Im Kanon der Barockvorlesungen, die jeder angehende Kunsthistoriker absolviert, taucht Santini-Aichel nicht auf. Dort finden nur diejenigen Erwähnung, die einander beeinflusst haben, denn Lehrstoff ist nur, wer Wirkung hatte. Santini hingegen war ein Sonderweg, er steht für eine böhmische Sackgasse der Architekturgeschichte. Er baute nicht nur sternförmige, mit Zahlenmystik vollgestopfte Kirchen, er erfand auch den Gotik-Barock, was im zentralen Europa des siebzehnten und achtzehnten Jahrhunderts kein Mensch brauchte, denn den ganzen verquasten Maßwerkquatsch hatte man ja nun gerade glücklich hinter sich gebracht. Man stukkatierte und skulpturierte lieber nach klassischem Vorbild, stellte antike Säulen in helle Hallen und malte alles in Pastellfarben aus. Wo umwölkte Engelchen in der Ecke kleben, da braucht es keine Rippengewölbe, so die gängige mitteleuropäische Auffassung, aber Santini sah das ganz anders. Er versöhnte die Üppigkeit des Barocks mit gotischer Strenge und traf damit genau den Nerv seiner böhmischen Zeitgenossen. Das hat historische Gründe und ist erklärungsbedürftig.
Aber beginnen wir von vorn, nämlich am 3. Februar 1677 in Prag. Dort wurde Johann Blasius – oder Jan Blazej, wie er in Tschechien heißt – am Tag des heiligen Blasius als Enkel eines Einwanderers aus Oberitalien und Sohn des respektablen Steinmetzes Aichel geboren. Viele Hoffnungen ruhten nicht gerade auf dem Bub, er litt unter einer halbseitigen Lähmung und war daher für das Steinmetzhandwerk ungeeignet. Man drückte ihm also Pinsel in die Hand und hoffte das Beste.

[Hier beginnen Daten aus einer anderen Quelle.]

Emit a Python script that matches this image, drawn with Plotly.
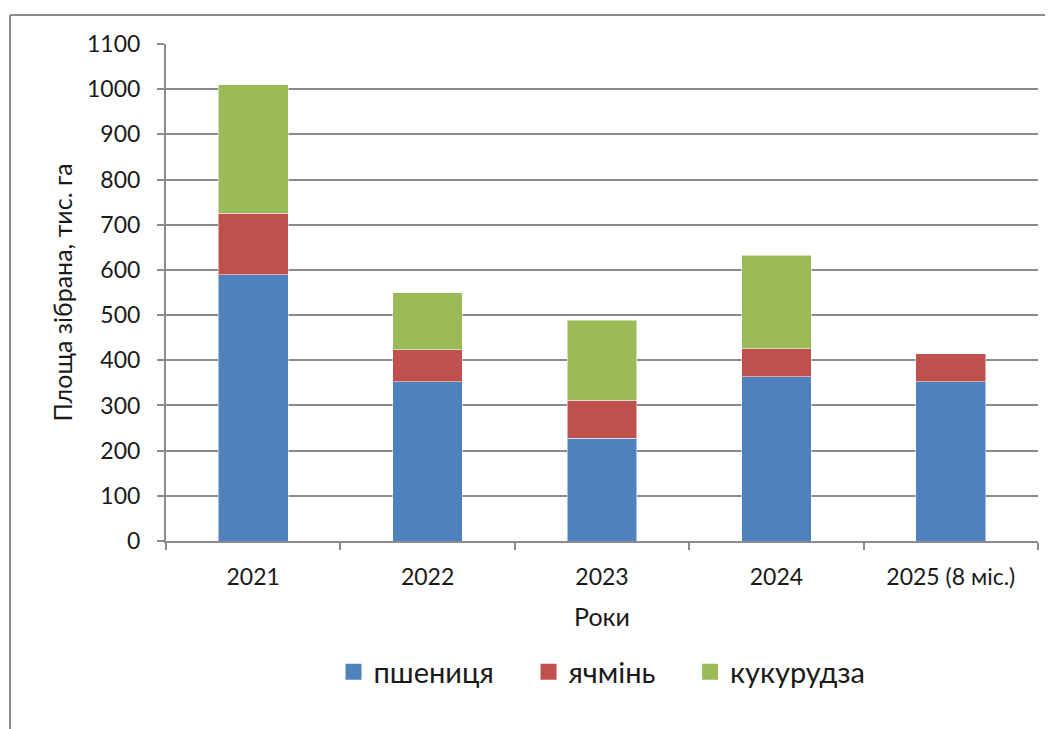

Fortan wollte er einen italienischen Namen
Wahrscheinlich lernte der kleine Johann einiges vom Prager Baumeister Jean Baptiste Mathey, einem Geschäftspartner seines Vaters, wahrscheinlich auch von dem Hofmaler Christian Schröder. Genau weiß man es nicht, allerdings ist man sich sicher, dass er anschließend durch Österreich und Italien reiste, wie künstlerisch ambitionierte Buben es in dieser Zeit gern taten. In Rom stand er dann sprachlos vor den geschwungenen Fassaden des Baumeisters Borromini, der mit wenig Farbe, dafür mit umso wuchernderer Formensprache arbeitete. Borromini baute ovale Spiraltreppen und Kolonnaden, die durch kleiner werdende Säulen Raumtiefe suggerierten, hochkomplex kassettierte Kuppeln und so unübersichtlich gestaltete Räume, dass man von innen beim besten Willen nicht sagen kann, welche Form das Ding von außen eigentlich hat. Johann Blasius Aichel war von der italienischen Baukunst so fasziniert, dass er sofort den Nachnamen seines Großvaters annahm und fortan Santini-Aichel heißen wollte.